▶ _RECORDED DATA_:
---*---

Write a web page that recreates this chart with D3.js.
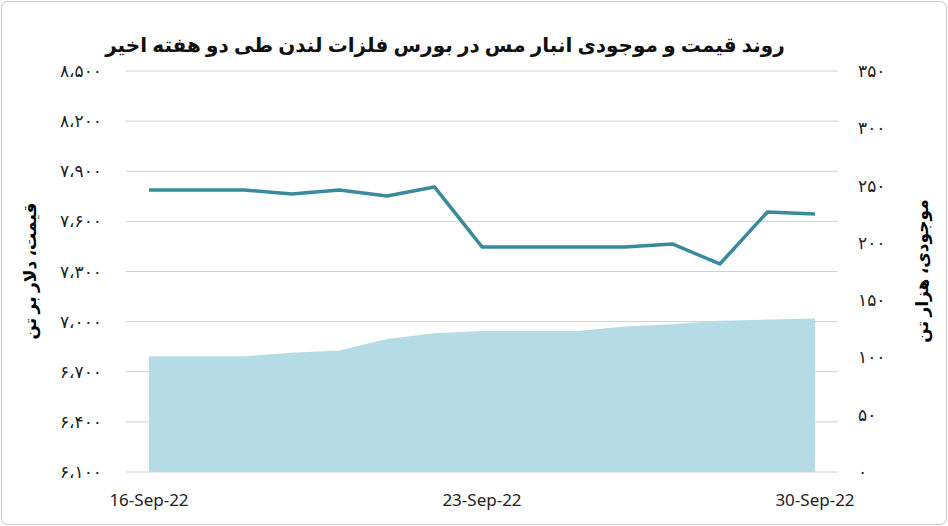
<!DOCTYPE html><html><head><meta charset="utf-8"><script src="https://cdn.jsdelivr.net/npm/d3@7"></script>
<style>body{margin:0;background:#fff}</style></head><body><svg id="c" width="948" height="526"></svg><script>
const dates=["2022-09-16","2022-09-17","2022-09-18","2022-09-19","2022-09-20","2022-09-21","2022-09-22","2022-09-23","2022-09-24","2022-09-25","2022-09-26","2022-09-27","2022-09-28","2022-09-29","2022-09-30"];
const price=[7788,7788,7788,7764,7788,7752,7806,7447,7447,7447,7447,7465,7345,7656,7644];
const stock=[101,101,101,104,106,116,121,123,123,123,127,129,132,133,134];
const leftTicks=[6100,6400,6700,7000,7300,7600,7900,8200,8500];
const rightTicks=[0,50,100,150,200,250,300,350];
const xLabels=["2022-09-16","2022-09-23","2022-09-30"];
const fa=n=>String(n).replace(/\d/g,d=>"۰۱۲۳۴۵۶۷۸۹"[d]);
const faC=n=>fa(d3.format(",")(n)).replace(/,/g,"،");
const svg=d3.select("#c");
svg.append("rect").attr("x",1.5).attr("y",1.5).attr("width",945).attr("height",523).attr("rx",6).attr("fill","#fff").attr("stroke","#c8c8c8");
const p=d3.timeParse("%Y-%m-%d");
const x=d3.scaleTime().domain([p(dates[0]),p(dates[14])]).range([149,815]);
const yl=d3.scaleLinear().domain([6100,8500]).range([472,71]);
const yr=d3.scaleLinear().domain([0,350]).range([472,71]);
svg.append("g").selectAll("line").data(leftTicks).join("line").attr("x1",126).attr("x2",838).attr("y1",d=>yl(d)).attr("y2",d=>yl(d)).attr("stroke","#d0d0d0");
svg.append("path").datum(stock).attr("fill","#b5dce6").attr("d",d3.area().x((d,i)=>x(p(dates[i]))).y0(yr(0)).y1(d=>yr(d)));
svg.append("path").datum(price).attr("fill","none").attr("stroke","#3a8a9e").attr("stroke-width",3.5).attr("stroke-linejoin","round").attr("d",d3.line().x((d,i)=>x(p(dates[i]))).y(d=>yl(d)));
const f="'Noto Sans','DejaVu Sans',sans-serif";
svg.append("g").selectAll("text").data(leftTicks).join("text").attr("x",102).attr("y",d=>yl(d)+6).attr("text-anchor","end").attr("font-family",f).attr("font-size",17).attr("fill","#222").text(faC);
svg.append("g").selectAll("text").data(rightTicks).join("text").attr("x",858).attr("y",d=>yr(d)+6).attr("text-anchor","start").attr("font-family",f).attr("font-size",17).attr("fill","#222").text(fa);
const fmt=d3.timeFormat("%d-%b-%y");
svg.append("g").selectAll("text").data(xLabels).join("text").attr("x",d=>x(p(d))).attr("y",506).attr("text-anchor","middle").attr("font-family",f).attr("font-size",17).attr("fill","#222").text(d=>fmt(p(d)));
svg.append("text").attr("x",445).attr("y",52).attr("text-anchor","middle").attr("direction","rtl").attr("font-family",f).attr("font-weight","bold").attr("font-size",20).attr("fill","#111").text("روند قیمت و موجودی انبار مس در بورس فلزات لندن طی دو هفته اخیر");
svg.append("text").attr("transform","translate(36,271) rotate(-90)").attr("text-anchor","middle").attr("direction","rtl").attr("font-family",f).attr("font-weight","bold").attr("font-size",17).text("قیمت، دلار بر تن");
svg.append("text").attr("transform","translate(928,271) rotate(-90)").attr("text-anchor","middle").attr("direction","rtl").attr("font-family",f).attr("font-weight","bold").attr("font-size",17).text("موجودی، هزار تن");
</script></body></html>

---*---

▶ _WRITTEN INSTRUCTION_:
Reproduce the material in its entirety and word for word, without the pictures.

▶ _WRITTEN ANSWER_:
Write a web page that recreates this chart with D3.js.
<!DOCTYPE html><html><head><meta charset="utf-8"><script src="https://cdn.jsdelivr.net/npm/d3@7"></script>
<style>body{margin:0;background:#fff}</style></head><body><svg id="c" width="948" height="526"></svg><script>
const dates=["2022-09-16","2022-09-17","2022-09-18","2022-09-19","2022-09-20","2022-09-21","2022-09-22","2022-09-23","2022-09-24","2022-09-25","2022-09-26","2022-09-27","2022-09-28","2022-09-29","2022-09-30"];
const price=[7788,7788,7788,7764,7788,7752,7806,7447,7447,7447,7447,7465,7345,7656,7644];
const stock=[101,101,101,104,106,116,121,123,123,123,127,129,132,133,134];
const leftTicks=[6100,6400,6700,7000,7300,7600,7900,8200,8500];
const rightTicks=[0,50,100,150,200,250,300,350];
const xLabels=["2022-09-16","2022-09-23","2022-09-30"];
const fa=n=>String(n).replace(/\d/g,d=>"۰۱۲۳۴۵۶۷۸۹"[d]);
const faC=n=>fa(d3.format(",")(n)).replace(/,/g,"،");
const svg=d3.select("#c");
svg.append("rect").attr("x",1.5).attr("y",1.5).attr("width",945).attr("height",523).attr("rx",6).attr("fill","#fff").attr("stroke","#c8c8c8");
const p=d3.timeParse("%Y-%m-%d");
const x=d3.scaleTime().domain([p(dates[0]),p(dates[14])]).range([149,815]);
const yl=d3.scaleLinear().domain([6100,8500]).range([472,71]);
const yr=d3.scaleLinear().domain([0,350]).range([472,71]);
svg.append("g").selectAll("line").data(leftTicks).join("line").attr("x1",126).attr("x2",838).attr("y1",d=>yl(d)).attr("y2",d=>yl(d)).attr("stroke","#d0d0d0");
svg.append("path").datum(stock).attr("fill","#b5dce6").attr("d",d3.area().x((d,i)=>x(p(dates[i]))).y0(yr(0)).y1(d=>yr(d)));
svg.append("path").datum(price).attr("fill","none").attr("stroke","#3a8a9e").attr("stroke-width",3.5).attr("stroke-linejoin","round").attr("d",d3.line().x((d,i)=>x(p(dates[i]))).y(d=>yl(d)));
const f="'Noto Sans','DejaVu Sans',sans-serif";
svg.append("g").selectAll("text").data(leftTicks).join("text").attr("x",102).attr("y",d=>yl(d)+6).attr("text-anchor","end").attr("font-family",f).attr("font-size",17).attr("fill","#222").text(faC);
svg.append("g").selectAll("text").data(rightTicks).join("text").attr("x",858).attr("y",d=>yr(d)+6).attr("text-anchor","start").attr("font-family",f).attr("font-size",17).attr("fill","#222").text(fa);
const fmt=d3.timeFormat("%d-%b-%y");
svg.append("g").selectAll("text").data(xLabels).join("text").attr("x",d=>x(p(d))).attr("y",506).attr("text-anchor","middle").attr("font-family",f).attr("font-size",17).attr("fill","#222").text(d=>fmt(p(d)));
svg.append("text").attr("x",445).attr("y",52).attr("text-anchor","middle").attr("direction","rtl").attr("font-family",f).attr("font-weight","bold").attr("font-size",20).attr("fill","#111").text("روند قیمت و موجودی انبار مس در بورس فلزات لندن طی دو هفته اخیر");
svg.append("text").attr("transform","translate(36,271) rotate(-90)").attr("text-anchor","middle").attr("direction","rtl").attr("font-family",f).attr("font-weight","bold").attr("font-size",17).text("قیمت، دلار بر تن");
svg.append("text").attr("transform","translate(928,271) rotate(-90)").attr("text-anchor","middle").attr("direction","rtl").attr("font-family",f).attr("font-weight","bold").attr("font-size",17).text("موجودی، هزار تن");
</script></body></html>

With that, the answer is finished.